Estas medidas se acompañaban de otras destinadas a
inyectar más liquidez en el sistema. Por un lado, se dejarían de
esterilizar los programas de compra de bonos soberanos mediante subastas
semanales de depósitos a la banca comercial. Y, por otro lado,
establecía una nueva barra libre de financiación para las entidades
financieras de hasta 400 mil millones de euros a cuatro años de
vencimiento aunque, en esta ocasión, se introducía una cláusula de
condicionalidad: esos recursos deberían canalizarse hacia la economía
real, fundamentalmente hacia los hogares y las pequeñas y medianas
empresas, excluyendo el préstamo hipotecario, con el objetivo de quebrar
la restricción crediticia a la que esos agentes se encuentran sometidos
desde que las entidades financieras entendieron que era más rentable
dedicar los fondos recibidos a través de la barra abierta de liquidez a
especular con deuda soberana que a dirigirlos a la economía real.
Junto a todo ello, también anunciaba que se habían iniciado los
preparativos para poner en marcha un programa de compras de créditos a
las pequeñas y medianas empresas (los denominados en la jerga ABS o
bonos de titulización bancaria), un verdadero programa de relajación
cuantitativa.
Como es de suponer, Draghi no defraudó a sus
fieles correligionarios, los miembros de la élite financiera, que
esperaban algunos bidones de gasolina para continuar con sus prácticas
pirománticas y recibieron todo un buque cisterna.
Y es que si
algo puede deducirse de las medidas adoptadas por el BCE es que son el
producto de una absoluta e interesada incomprensión de los problemas
reales de la Eurozona que privilegia los intereses de la oligarquía
financiera a los que sirve en detrimento de la recuperación de la
economía real y que trata de sustentar ésta sobre más endeudamiento o,
lo que es lo mismo, sobre el mismo problema que debería estar
enfrentando.
Para ello, no tiene el más mínimo pudor
intelectual al obviar, por un lado, que la restricción crediticia que
atenaza a hogares y empresas no financieras no es un problema de falta
de oferta de crédito sino de insuficiencia de demanda solvente; y, por
otro lado, ignora, como si no fuera con él, la insolvencia global del
sistema bancario europeo, al que se niega a reestructurar a pesar de que
en breve le corresponderán las oportunas competencias y algo ya debería
de saber al respecto.
Ante tantos errores de diagnóstico pocos milagros pueden esperarse, por mucho que el entusiasmo de los acólitos persista.

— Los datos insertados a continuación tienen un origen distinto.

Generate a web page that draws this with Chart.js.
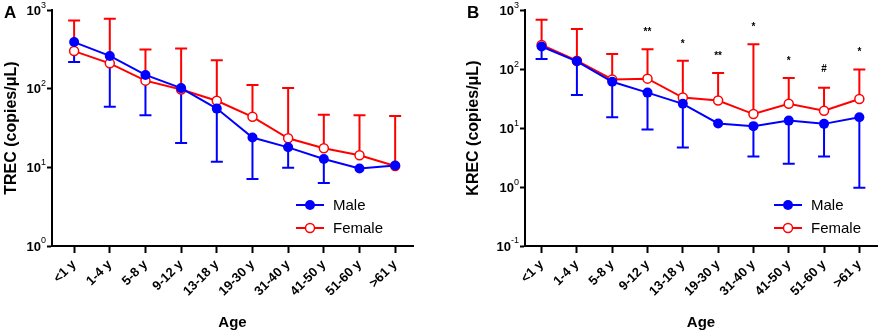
<!DOCTYPE html>
<html>
<head>
<meta charset="utf-8">
<script src="https://cdn.jsdelivr.net/npm/chart.js@4.4.0/dist/chart.umd.min.js"></script>
<style>
  body { margin: 0; background: #fff; }
  .panel { position: absolute; top: 0; height: 332px; }
  #wrapA { left: 0; width: 440px; }
  #wrapB { left: 440px; width: 443px; }
</style>
</head>
<body>
<div class="panel" id="wrapA"><canvas id="trecChart"></canvas></div>
<div class="panel" id="wrapB"><canvas id="krecChart"></canvas></div>
<script>
const ageGroups = ['<1 y', '1-4 y', '5-8 y', '9-12 y', '13-18 y', '19-30 y', '31-40 y', '41-50 y', '51-60 y', '>61 y']

// TREC (copies/uL), male lower error ends and female upper error ends
const trecMale = [393, 262, 150, 102, 56, 24, 18, 12.8, 9.7, 10.6]
const trecMaleLow = [220, 59, 46, 20.4, 11.8, 7.1, 9.9, 6.35, null, null]
const trecFemale = [302, 211, 127, 98, 70.5, 44, 23.5, 17.5, 14.3, 10.4]
const trecFemaleHigh = [741, 776, 317, 326, 231, 112, 102, 46.6, 46, 45]
const trecTicks = [1, 10, 100, 1000]

// KREC (copies/uL)
const krecMale = [242, 136, 61, 40, 25.8, 12, 10.8, 13.4, 11.8, 15.3]
const krecMaleLow = [149, 36.4, 15.3, 9.5, 4.7, null, 3.3, 2.48, 3.3, 0.97]
const krecFemale = [258, 139, 67, 69, 33, 29.3, 17.3, 25.8, 19.7, 31.2]
const krecFemaleHigh = [690, 482, 180, 218, 139, 86, 264, 70.8, 48.2, 98.7]
const krecSignif = ['', '', '', '**', '*', '**', '*', '*', '#', '*']
const krecTicks = [0.1, 1, 10, 100, 1000]

const BLUE = '#0000ff'
const RED = '#ff0000'
const FONT = "'Liberation Sans', Arial, sans-serif"

function extras(cfg) {
    return {
        id: 'extras',
        beforeDatasetsDraw(chart) {
            const ctx = chart.ctx
            const x = chart.scales.x, y = chart.scales.y
            ctx.save()
            ctx.lineWidth = 2
            const bars = [[cfg.female, cfg.femaleHigh, RED], [cfg.male, cfg.maleLow, BLUE]]
            bars.forEach(function(b) {
                ctx.strokeStyle = b[2]
                b[0].forEach(function(m, i) {
                    const e = b[1][i]
                    if (e == null) return
                    const px = x.getPixelForValue(i)
                    const y0 = y.getPixelForValue(m)
                    const y1 = y.getPixelForValue(e)
                    ctx.beginPath()
                    ctx.moveTo(px, y0)
                    ctx.lineTo(px, y1)
                    ctx.moveTo(px - 6, y1)
                    ctx.lineTo(px + 6, y1)
                    ctx.stroke()
                })
            })
            ctx.restore()
        },
        afterDraw(chart) {
            const ctx = chart.ctx
            const x = chart.scales.x, y = chart.scales.y
            const area = chart.chartArea
            ctx.save()
            ctx.fillStyle = '#000'

            // y tick labels as 10 with superscript exponent
            cfg.yTicks.forEach(function(v) {
                const py = y.getPixelForValue(v)
                const exp = String(Math.round(Math.log10(v)))
                ctx.font = '9px ' + FONT
                const supW = ctx.measureText(exp).width
                const right = area.left - 6
                ctx.textAlign = 'left'
                ctx.textBaseline = 'middle'
                ctx.fillText(exp, right - supW, py - 5)
                ctx.font = 'bold 13px ' + FONT
                ctx.textAlign = 'right'
                ctx.fillText('10', right - supW, py + 1)
            })

            // panel letter
            ctx.font = 'bold 17px ' + FONT
            ctx.textAlign = 'left'
            ctx.textBaseline = 'top'
            ctx.fillText(cfg.letter, cfg.letterX, 5)

            // significance marks above the female error bars
            if (cfg.signif) {
                ctx.font = 'bold 10px ' + FONT
                ctx.textAlign = 'center'
                ctx.textBaseline = 'alphabetic'
                cfg.signif.forEach(function(s, i) {
                    if (!s) return
                    const py = y.getPixelForValue(cfg.femaleHigh[i])
                    ctx.fillText(s, x.getPixelForValue(i), py - (s === '#' ? 16 : 14))
                })
            }

            // legend
            const items = [['Male', BLUE, true, 205], ['Female', RED, false, 228]]
            items.forEach(function(it) {
                const cx = cfg.legendX, cy = it[3]
                ctx.strokeStyle = it[1]
                ctx.lineWidth = 2
                ctx.beginPath()
                ctx.moveTo(cx - 14, cy)
                ctx.lineTo(cx + 14, cy)
                ctx.stroke()
                ctx.beginPath()
                if (it[2]) {
                    ctx.fillStyle = it[1]
                    ctx.arc(cx, cy, 5, 0, Math.PI * 2)
                    ctx.fill()
                } else {
                    ctx.fillStyle = '#fff'
                    ctx.lineWidth = 1.5
                    ctx.arc(cx, cy, 4.5, 0, Math.PI * 2)
                    ctx.fill()
                    ctx.stroke()
                }
                ctx.fillStyle = '#000'
                ctx.font = '15px ' + FONT
                ctx.textAlign = 'left'
                ctx.textBaseline = 'middle'
                ctx.fillText(it[0], cx + 23, cy + 1)
            })
            ctx.restore()
        }
    }
}

function drawPanel(cfg) {
    const toPoints = arr => arr.map((v, i) => ({ x: i, y: v }))
    new Chart(document.getElementById(cfg.canvas), {
        type: 'line',
        data: {
            datasets: [{
                label: 'Male',
                data: toPoints(cfg.male),
                borderColor: BLUE,
                backgroundColor: BLUE,
                borderWidth: 2,
                pointRadius: 5,
                pointBackgroundColor: BLUE,
                pointBorderWidth: 0,
                clip: false
            }, {
                label: 'Female',
                data: toPoints(cfg.female),
                borderColor: RED,
                backgroundColor: '#fff',
                borderWidth: 2,
                pointRadius: 4.5,
                pointBorderWidth: 1.5,
                pointBackgroundColor: '#fff',
                pointBorderColor: RED,
                clip: false
            }]
        },
        options: {
            responsive: true,
            maintainAspectRatio: false,
            animation: false,
            layout: { padding: { left: cfg.padLeft, top: 7, right: cfg.padRight, bottom: 0 } },
            plugins: { legend: { display: false }, tooltip: { enabled: false } },
            scales: {
                x: {
                    type: 'linear',
                    min: cfg.xMin,
                    max: 9.5,
                    afterBuildTicks: s => { s.ticks = ageGroups.map((_, i) => ({ value: i })) },
                    afterFit: s => { s.height = 332 - 246 },
                    ticks: {
                        autoSkip: false,
                        maxRotation: 45,
                        minRotation: 45,
                        padding: 4,
                        color: '#000',
                        font: { family: FONT, size: 13, weight: 'bold' },
                        callback: v => ageGroups[v]
                    },
                    grid: { drawOnChartArea: false, tickLength: 7, tickWidth: 2, tickColor: '#000' },
                    border: { color: '#000', width: 2 },
                    title: {
                        display: true,
                        text: 'Age',
                        color: '#000',
                        padding: { top: 0, bottom: 0 },
                        font: { family: FONT, size: 15, weight: 'bold' }
                    }
                },
                y: {
                    type: 'logarithmic',
                    min: cfg.yTicks[0],
                    max: cfg.yTicks[cfg.yTicks.length - 1],
                    afterBuildTicks: s => { s.ticks = cfg.yTicks.map(v => ({ value: v })) },
                    afterFit: s => { s.width = cfg.axisW },
                    ticks: { autoSkip: false, callback: () => '' },
                    grid: { drawOnChartArea: false, tickLength: 5, tickWidth: 2, tickColor: '#000' },
                    border: { color: '#000', width: 2 },
                    title: {
                        display: true,
                        text: cfg.yTitle,
                        color: '#000',
                        padding: { top: 2, bottom: 0 },
                        font: { family: FONT, size: 16, weight: 'bold' }
                    }
                }
            }
        },
        plugins: [extras(cfg)]
    })
}

drawPanel({
    canvas: 'trecChart', letter: 'A', letterX: 4, yTitle: 'TREC (copies/\u03bcL)',
    male: trecMale, maleLow: trecMaleLow, female: trecFemale, femaleHigh: trecFemaleHigh,
    yTicks: trecTicks, xMin: -0.62, padLeft: 0, padRight: 27, axisW: 52, legendX: 310
})

drawPanel({
    canvas: 'krecChart', letter: 'B', letterX: 27, yTitle: 'KREC (copies/\u03bcL)',
    male: krecMale, maleLow: krecMaleLow, female: krecFemale, femaleHigh: krecFemaleHigh,
    signif: krecSignif, yTicks: krecTicks, xMin: -0.47, padLeft: 22, padRight: 2, axisW: 63, legendX: 348
})
</script>
</body>
</html>
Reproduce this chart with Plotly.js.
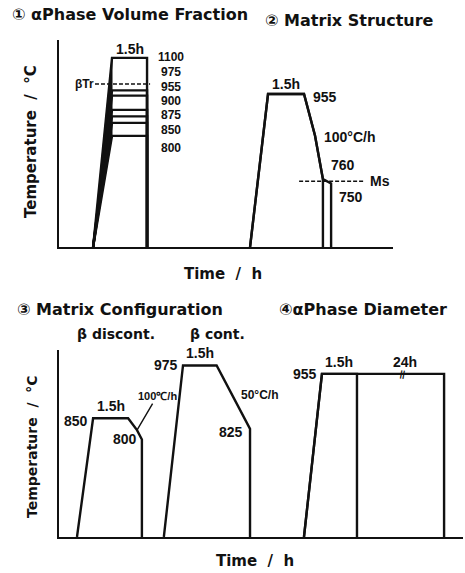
<!DOCTYPE html>
<html><head><meta charset="utf-8">
<script src="https://cdn.plot.ly/plotly-3.0.1.min.js"></script>
<style>html,body{margin:0;padding:0;background:#fff}</style>
</head><body><div id="chart" style="width:465px;height:573px"></div>
<script>
// ===== Data: schematic heat-treatment schedules (time in h, temperature in °C) =====
// ① α phase volume fraction: heat, hold 1.5 h at each temperature, quench
const p1HoldTemps = [1100, 975, 955, 900, 875, 850, 800];
const p1Times = [1.46, 2.27, 3.77];            // heating start, hold start, quench
const betaTransus = 1000;
const betaTrLineTimes = [1.54, 3.90];
// ② matrix structure: 955 °C 1.5 h, cool 100 °C/h to 760 / 750 °C, quench
const p2Times = [8.18, 8.95, 10.49, 10.96, 11.30, 11.65];
const p2Temps = [955, 955, 860, 760, 750];     // temperatures at p2Times[1..]
const msTemp = 755;
const msLineTimes = [10.28, 13.06];
// ③ matrix configuration
const p3aTimes = [0.77, 1.46, 2.96, 3.34, 3.55];   // β discont.: 850 °C, 100 °C/h to 800 °C
const p3aTemps = [850, 850, 822, 800];
const p3bTimes = [4.49, 5.31, 6.75, 8.18];         // β cont.: 975 °C, 50 °C/h to 825 °C
const p3bTemps = [975, 975, 825];
// ④ α phase diameter: 955 °C for 1.5 h or 24 h
const p4ShortTimes = [10.49, 11.26, 12.76];
const p4LongTimes = [10.49, 11.26, 16.49];
const p4Temps = [955, 955];
const p4BreakTime = 14.73;

// ===== Axis ranges (schematic axes, no ticks) =====
const xTopRange = [0, 14.3], xBotRange = [0, 17.3];
const y1Range = [372, 1169], y2Range = [604.5, 1078.7], yBotRange = [569.4, 1011.5];

const INK = '#111';
const LW = 2.4;
function sched(times, temps, floorT, xa, ya) {
  const x = times.concat([times[times.length - 1]]);
  const y = [floorT].concat(temps, [floorT]);
  return {x, y, xaxis: xa, yaxis: ya, mode: 'lines', line: {color: INK, width: LW},
          hoverinfo: 'skip', showlegend: false};
}
const traces = [];
// Panel 1
traces.push({x: [p1Times[0], p1Times[1], p1Times[1], p1Times[0]],
  y: [y1Range[0], Math.max(...p1HoldTemps), Math.min(...p1HoldTemps), y1Range[0]],
  xaxis: 'x', yaxis: 'y', mode: 'lines', fill: 'toself', fillcolor: INK,
  line: {color: INK, width: 1}, hoverinfo: 'skip', showlegend: false});
p1HoldTemps.forEach(T => traces.push(sched(p1Times, [T, T], y1Range[0], 'x', 'y')));
traces.push({x: betaTrLineTimes, y: [betaTransus, betaTransus], xaxis: 'x', yaxis: 'y',
  mode: 'lines', line: {color: INK, width: 1.5, dash: '4px,2px'}, hoverinfo: 'skip', showlegend: false});
// Panel 2
traces.push(sched(p2Times.slice(0, 5), p2Temps.slice(0, 4), y2Range[0], 'x', 'y3'));
traces.push(sched(p2Times, p2Temps, y2Range[0], 'x', 'y3'));
traces.push({x: msLineTimes, y: [msTemp, msTemp], xaxis: 'x', yaxis: 'y3',
  mode: 'lines', line: {color: INK, width: 1.5, dash: '4px,2px'}, hoverinfo: 'skip', showlegend: false});
// Panel 3
traces.push(sched(p3aTimes, p3aTemps, yBotRange[0], 'x2', 'y2'));
traces.push(sched(p3bTimes, p3bTemps, yBotRange[0], 'x2', 'y2'));
// Panel 4
traces.push(sched(p4ShortTimes, p4Temps, yBotRange[0], 'x2', 'y2'));
traces.push(sched(p4LongTimes, p4Temps, yBotRange[0], 'x2', 'y2'));

// ===== Text =====
const W = 465, H = 573;
const px = v => v / W, py = v => 1 - v / H;
const TF = 'DejaVu Sans, sans-serif';
const NF = 'Liberation Sans, Arial, sans-serif';
const tf = (s) => ({family: TF, size: s, color: INK, weight: 700});
const nf = (s) => ({family: NF, size: s, color: INK, weight: 700});
function pa(text, x, y, font, o) {
  return Object.assign({text, x: px(x), y: py(y), xref: 'paper', yref: 'paper',
    xanchor: 'left', yanchor: 'middle', showarrow: false, font}, o || {});
}
function da(text, x, y, xr, yr, font, o) {
  return Object.assign({text, x, y, xref: xr, yref: yr, xanchor: 'center', yanchor: 'middle',
    showarrow: false, font}, o || {});
}
const ann = [
  pa('① αPhase Volume Fraction', 10, 15, tf(16)),
  pa('② Matrix Structure', 263, 21, tf(16)),
  pa('Temperature  /  °C', 31.5, 141.5, tf(15), {xanchor: 'center', textangle: -90}),
  pa('Time  /  h', 222.5, 274, tf(15), {xanchor: 'center'}),
  pa('③ Matrix Configuration', 15, 309, tf(16)),
  pa('④αPhase Diameter', 277, 309, tf(16)),
  pa('β discont.', 75, 334, tf(14)),
  pa('β cont.', 188, 334, tf(14)),
  pa('Temperature  /  °C', 32, 447, tf(14), {xanchor: 'center', textangle: -90}),
  pa('Time  /  h', 255, 561, tf(15), {xanchor: 'center'}),
  // panel 1
  da('1.5h', (p1Times[1] + p1Times[2]) / 2, p1HoldTemps[0], 'x', 'y', nf(14), {yanchor: 'bottom', yshift: -1}),
  da('βTr', betaTrLineTimes[0], betaTransus, 'x', 'y', nf(12), {xanchor: 'right', xshift: 1}),
  // panel 2
  da('1.5h', (p2Times[1] + p2Times[2]) / 2, p2Temps[0], 'x', 'y3', nf(14), {yanchor: 'bottom', yshift: 0}),
  da(String(p2Temps[0]), p2Times[2], p2Temps[0], 'x', 'y3', nf(14), {xanchor: 'left', xshift: 7, yshift: -3}),
  pa('100°C/h', 322, 137, nf(14)),
  pa(String(p2Temps[3]), 329, 165, nf(14)),
  pa(String(p2Temps[4]), 337, 197, nf(14)),
  da('Ms', msLineTimes[1], msTemp, 'x', 'y3', nf(14), {xanchor: 'left', xshift: 4}),
  // panel 3
  da(String(p3aTemps[0]), p3aTimes[1], p3aTemps[0], 'x2', 'y2', nf(14), {xanchor: 'right', xshift: -3, yshift: -3}),
  da('1.5h', (p3aTimes[1] + p3aTimes[2]) / 2, p3aTemps[0], 'x2', 'y2', nf(14), {yanchor: 'bottom', yshift: 2}),
  da('100℃/h', p3aTimes[3], p3aTemps[2], 'x2', 'y2', nf(11), {showarrow: true, arrowhead: 0, arrowwidth: 1.4,
     arrowcolor: INK, ax: 20, ay: -34, standoff: 0}),
  da(String(p3aTemps[3]), p3aTimes[4], p3aTemps[3], 'x2', 'y2', nf(14), {xanchor: 'right', xshift: -3}),
  da(String(p3bTemps[0]), p3bTimes[1], p3bTemps[0], 'x2', 'y2', nf(14), {xanchor: 'right', xshift: -3}),
  da('1.5h', (p3bTimes[1] + p3bTimes[2]) / 2, p3bTemps[0], 'x2', 'y2', nf(14), {yanchor: 'bottom', yshift: 2}),
  da('50°C/h', p3bTimes[2], p3bTemps[1], 'x2', 'y2', nf(12), {xanchor: 'left', xshift: 22, yshift: -30}),
  da(String(p3bTemps[2]), p3bTimes[3], p3bTemps[2], 'x2', 'y2', nf(14), {xanchor: 'right', xshift: -5, yshift: -3}),
  // panel 4
  da(String(p4Temps[0]), p4ShortTimes[1], p4Temps[0], 'x2', 'y2', nf(14), {xanchor: 'right', xshift: -3}),
  da('1.5h', (p4ShortTimes[1] + p4ShortTimes[2]) / 2, p4Temps[0], 'x2', 'y2', nf(14), {yanchor: 'bottom', yshift: 2}),
  da('24h', (p4ShortTimes[2] + p4LongTimes[2]) / 2, p4Temps[0], 'x2', 'y2', nf(14), {yanchor: 'bottom', yshift: 2, xshift: 4}),
  da('||', p4BreakTime, p4Temps[0], 'x2', 'y2', nf(9), {textangle: 10})
];
// panel 1 value column (stacked beside the holding box)
const p1LabelY = [57, 72, 86.5, 101, 115.5, 130, 148];
p1HoldTemps.forEach((T, i) => ann.push(pa(String(T), 171, p1LabelY[i], nf(12), {xanchor: 'center'})));

const axBase = {showline: true, linecolor: INK, linewidth: 2, showgrid: false, zeroline: false,
  showticklabels: false, ticks: '', fixedrange: true};
const layout = {
  width: W, height: H, margin: {l: 0, r: 0, t: 0, b: 0},
  paper_bgcolor: '#fff', plot_bgcolor: 'rgba(0,0,0,0)', showlegend: false,
  xaxis: Object.assign({}, axBase, {domain: [px(59), px(393)], range: xTopRange, anchor: 'y'}),
  yaxis: Object.assign({}, axBase, {domain: [py(247), py(40)], range: y1Range, anchor: 'x'}),
  yaxis3: {overlaying: 'y', range: y2Range, visible: false, anchor: 'x', fixedrange: true},
  xaxis2: Object.assign({}, axBase, {domain: [px(59), px(463)], range: xBotRange, anchor: 'y2'}),
  yaxis2: Object.assign({}, axBase, {domain: [py(537), py(350)], range: yBotRange, anchor: 'x2'}),
  annotations: ann
};
Plotly.newPlot('chart', traces, layout, {displayModeBar: false, staticPlot: true});
</script></body></html>
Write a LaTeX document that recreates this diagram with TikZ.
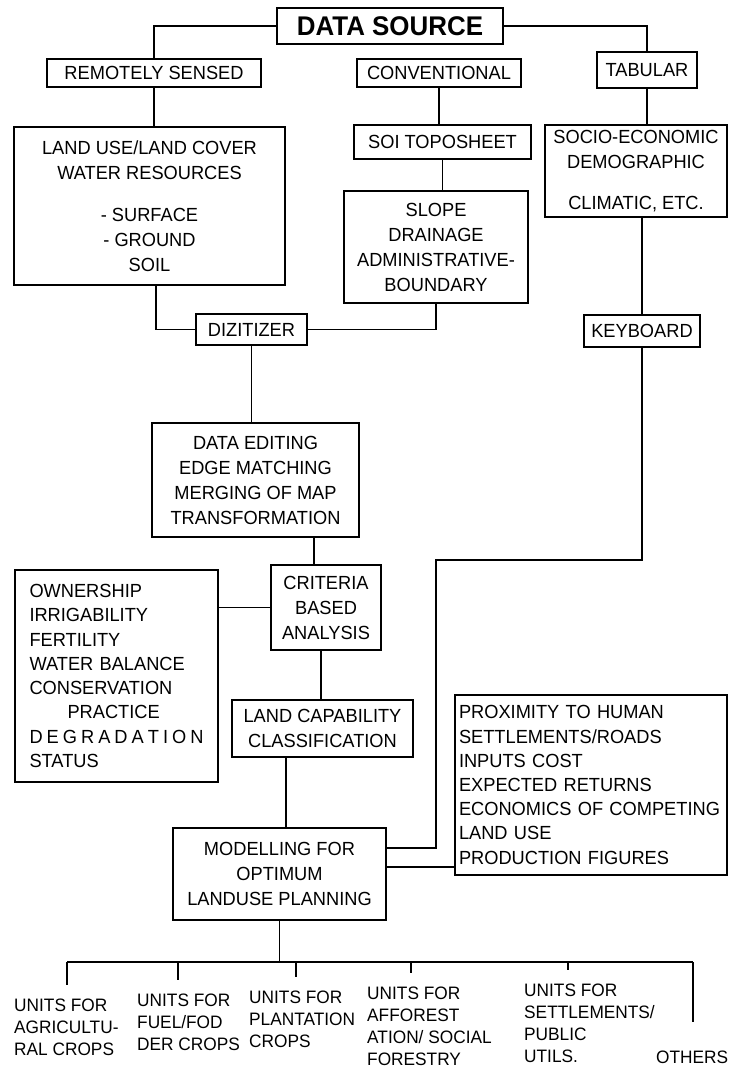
\documentclass[tikz,border=0pt]{standalone}
\usepackage{fontspec}
\setmainfont[FakeStretch=0.96]{Liberation Sans}
\begin{document}
\begin{tikzpicture}[x=1pt,y=-1pt,
  bx/.style={draw, line width=1.5pt, inner sep=0pt, align=center, font=\fontsize{19}{25}\selectfont},
  ln/.style={line width=1.4pt},
  ut/.style={inner sep=0pt, align=left, anchor=north west, font=\fontsize{18}{22}\selectfont}]
\useasboundingbox[fill=white] (0,0) rectangle (729,1068);

% top level
\node[bx, font=\bfseries\fontsize{27}{30}\selectfont, minimum width=226pt, minimum height=36pt] (ds) at (390,26) {DATA SOURCE};
\node[bx, minimum width=214pt, minimum height=28pt] (rs) at (154,73) {REMOTELY SENSED};
\node[bx, minimum width=164pt, minimum height=28pt] (conv) at (439,73) {CONVENTIONAL};
\node[bx, minimum width=100pt, minimum height=36pt] (tab) at (647,70) {TABULAR};

% second level
\node[bx, minimum width=271pt, minimum height=158pt] (lu) at (149.5,206) {LAND USE/LAND COVER\\WATER RESOURCES\\[17pt]- SURFACE\\- GROUND\\SOIL};
\node[bx, minimum width=177pt, minimum height=34pt] (soi) at (442.5,142) {SOI TOPOSHEET};
\node[bx, minimum width=184pt, minimum height=112pt] (slope) at (436,247) {SLOPE\\DRAINAGE\\ADMINISTRATIVE-\\BOUNDARY};
\node[bx, minimum width=182pt, minimum height=92pt] (socio) at (636,171) {SOCIO-ECONOMIC\\DEMOGRAPHIC\\[16pt]CLIMATIC, ETC.};

\node[bx, minimum width=111pt, minimum height=31pt] (diz) at (251.5,329.5) {DIZITIZER};
\node[bx, minimum width=116pt, minimum height=32pt] (kb) at (642,331) {KEYBOARD};

\node[bx, minimum width=207pt, minimum height=114pt] (de) at (255.5,480) {DATA EDITING\\EDGE MATCHING\\MERGING OF MAP\\TRANSFORMATION};
\node[bx, minimum width=110pt, minimum height=85pt] (crit) at (326,607.5) {CRITERIA\\BASED\\ANALYSIS};
\node[bx, align=left, text width=174pt, inner xsep=14.5pt, minimum height=212pt, font=\fontsize{19}{24.3}\selectfont] (own) at (116.5,676)
  {OWNERSHIP\\IRRIGABILITY\\FERTILITY\\WATER BALANCE\\CONSERVATION\\\hspace*{38pt}PRACTICE\\\makebox[174pt][s]{D\hfil E\hfil G\hfil R\hfil A\hfil D\hfil A\hfil T\hfil I\hfil O\hfil N}\\STATUS};
\node[bx, minimum width=181pt, minimum height=57pt] (lc) at (322.5,728.5) {LAND CAPABILITY\\CLASSIFICATION};
\node[bx, align=left, text width=264pt, inner xsep=4pt, minimum height=180pt, font=\fontsize{19}{24.2}\selectfont] (prox) at (591,785)
  {PROXIMITY TO HUMAN\\SETTLEMENTS/ROADS\\INPUTS COST\\EXPECTED RETURNS\\ECONOMICS OF COMPETING\\LAND USE\\PRODUCTION FIGURES};
\node[bx, minimum width=213pt, minimum height=92pt] (mod) at (279.5,874) {MODELLING FOR\\OPTIMUM\\LANDUSE PLANNING};

% output units
\node[ut] (u1) at (14,999) {UNITS FOR\\AGRICULTU-\\RAL CROPS};
\node[ut] (u2) at (137,994) {UNITS FOR\\FUEL/FOD\\DER CROPS};
\node[ut] (u3) at (249,991) {UNITS FOR\\PLANTATION\\CROPS};
\node[ut] (u4) at (367,987) {UNITS FOR\\AFFOREST\\ATION/ SOCIAL\\FORESTRY};
\node[ut] (u5) at (524,984) {UNITS FOR\\SETTLEMENTS/\\PUBLIC\\UTILS.};
\node[ut] (u6) at (656,1051) {OTHERS};

% connectors
\draw[ln] (ds.west) -| (rs.north);
\draw[ln] (ds.east) -| (tab.north);
\draw[ln] (rs.south) -- (rs.south |- lu.north);
\draw[ln] (conv.south) -- (conv.south |- soi.north);
\draw[ln] (tab.south) -- (tab.south |- socio.north);
\draw[ln] (soi.south) -- (soi.south |- slope.north);
\path ([xshift=6.5pt]lu.south) coordinate (luS);
\draw[ln] (luS) |- (diz.west);
\draw[ln] (slope.south) |- (diz.east);
\draw[ln] (socio.south -| kb.north) -- (kb.north);
\draw[ln] (diz.south) -- (diz.south |- de.north);
\path ([xshift=58.5pt]de.south) coordinate (deS);
\draw[ln] (deS) -- (deS |- crit.north);
\draw[ln] (crit.west) -- (crit.west -| own.east);
\path ([xshift=-5pt]crit.south) coordinate (crS);
\draw[ln] (crS) -- (crS |- lc.north);
\path ([xshift=-36.5pt]lc.south) coordinate (lcS);
\draw[ln] (lcS) -- (lcS |- mod.north);
\coordinate (kturn) at (436,560);
\draw[ln] (kb.south) |- (kturn) |- ([yshift=26pt]mod.east);
\path ([yshift=7pt]mod.east) coordinate (mE);
\draw[ln] (mE) -- (mE -| prox.west);

% bus
\coordinate (busL) at (67,962);
\coordinate (busR) at (693,962);
\draw[ln] (busL) -- (busR);
\draw[ln] (mod.south) -- (mod.south |- busL);
\coordinate (d2) at (178,962);
\coordinate (d3) at (296,962);
\coordinate (d4) at (411,962);
\coordinate (d5) at (568,962);
\draw[ln, shorten >=14pt] (busL) -- (busL |- u1.north);
\draw[ln, shorten >=14pt] (d2) -- (d2 |- u2.north);
\draw[ln, shorten >=14pt] (d3) -- (d3 |- u3.north);
\draw[ln, shorten >=14pt] (d4) -- (d4 |- u4.north);
\draw[ln, shorten >=14pt] (d5) -- (d5 |- u5.north);
\draw[ln, shorten >=29pt] (busR) -- (busR |- u6.north);
\end{tikzpicture}
\end{document}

En primer lugar, porque de ninguna de las medidas anunciadas se puede
esperar un impacto positivo sobre las tasas de crecimiento del producto
nominal que permitan reducciones significativas sobre el desempleo. Nada
podrá avanzarse en la solución de la crisis si no se asume que una
parte, sólo una parte, del problema de Europa es que se encuentra
atrapada entre un BCE que ha mostrado una tensión compulsiva hacia la
deflación, unas autoridades europeas obsesionadas por la aplicación
procíclica de políticas fiscales contractivas y un sistema bancario
insolvente que, en su afán de recapitalizarse y desapalancarse para
evitar reestructurarse, está ahogando a la economía real.
En
segundo lugar, porque nada garantiza que el que se pongan a disposición
de la banca hasta 400 mil millones de euros para tratar de aliviar la
restricción crediticia de familias y empresas, aquélla vaya
efectivamente a demandarlos y canalizarlos hacia éstos. Si la banca está
devolviendo anticipadamente el 55% de los recursos demandados en los
primeros LTRO y si el crédito a las entidades no financieras sigue
cayendo al ritmo al que lo hace, el problema no puede ser de liquidez
sino de demanda solvente. Si a ello se le une el hecho de que las nuevas
exigencias de capital impuestas sobre la banca le obligan a reducir sus
activos y, además, se cierne en el horizonte la incertidumbre acerca de
los resultados de los test de estrés de este otoño, que también añaden
tensión sobre sus necesidades de capital, la resultante no puede ser
otra que un freno continuado sobre la concesión de crédito hacia la
economía real, lo quiera o no el BCE.
En tercer lugar, la medida
de penalizar los depósitos en el BCE con un tipo de interés negativo
tampoco es una medida que favorezca, forzosamente, la expansión del
crédito porque, de entrada, no convierte en solvente la demanda
insolvente y porque, además, incentiva que esa liquidez se dirija hacia
deuda soberana a corto plazo para disminuir coyunturalmente su liquidez y
evitar así pagar el impuesto, lo cual significa más gasolina para la
burbuja de la deuda soberana de las economías periféricas.
Pero
es que, además, como ocurrió en el caso de Dinamarca, esa medida puede
ser repercutida por la banca sobre sus depositantes, bajando aún más los
tipos de pasivo para tratar de desincentivar la entrada de nueva
liquidez, o sobre los prestatarios, repercutiendo entonces negativamente
sobre el crédito, lo contrario de lo que se deseaba.
Y, en
cuarto lugar, si lo que se pretendía era depreciar un euro sobrevalorado
la resultante no podía haber sido más frustrante: el euro se ha
mantenido en su nivel tras una primera reacción a la baja. Parece que
las instituciones financieras ya habían descontado gran parte de esas
medidas, tal vez –sólo tal vez- porque Draghi las había anticipado casi
todas.
En definitiva, las medidas del BCE llegan tarde, mal y
desenfocadas si se las contempla desde la perspectiva real. Otra cosa es
si las valoramos desde la perspectiva de la élite financiera pero, de
eso, tal vez Greenspan podría hablarnos con mayor propiedad.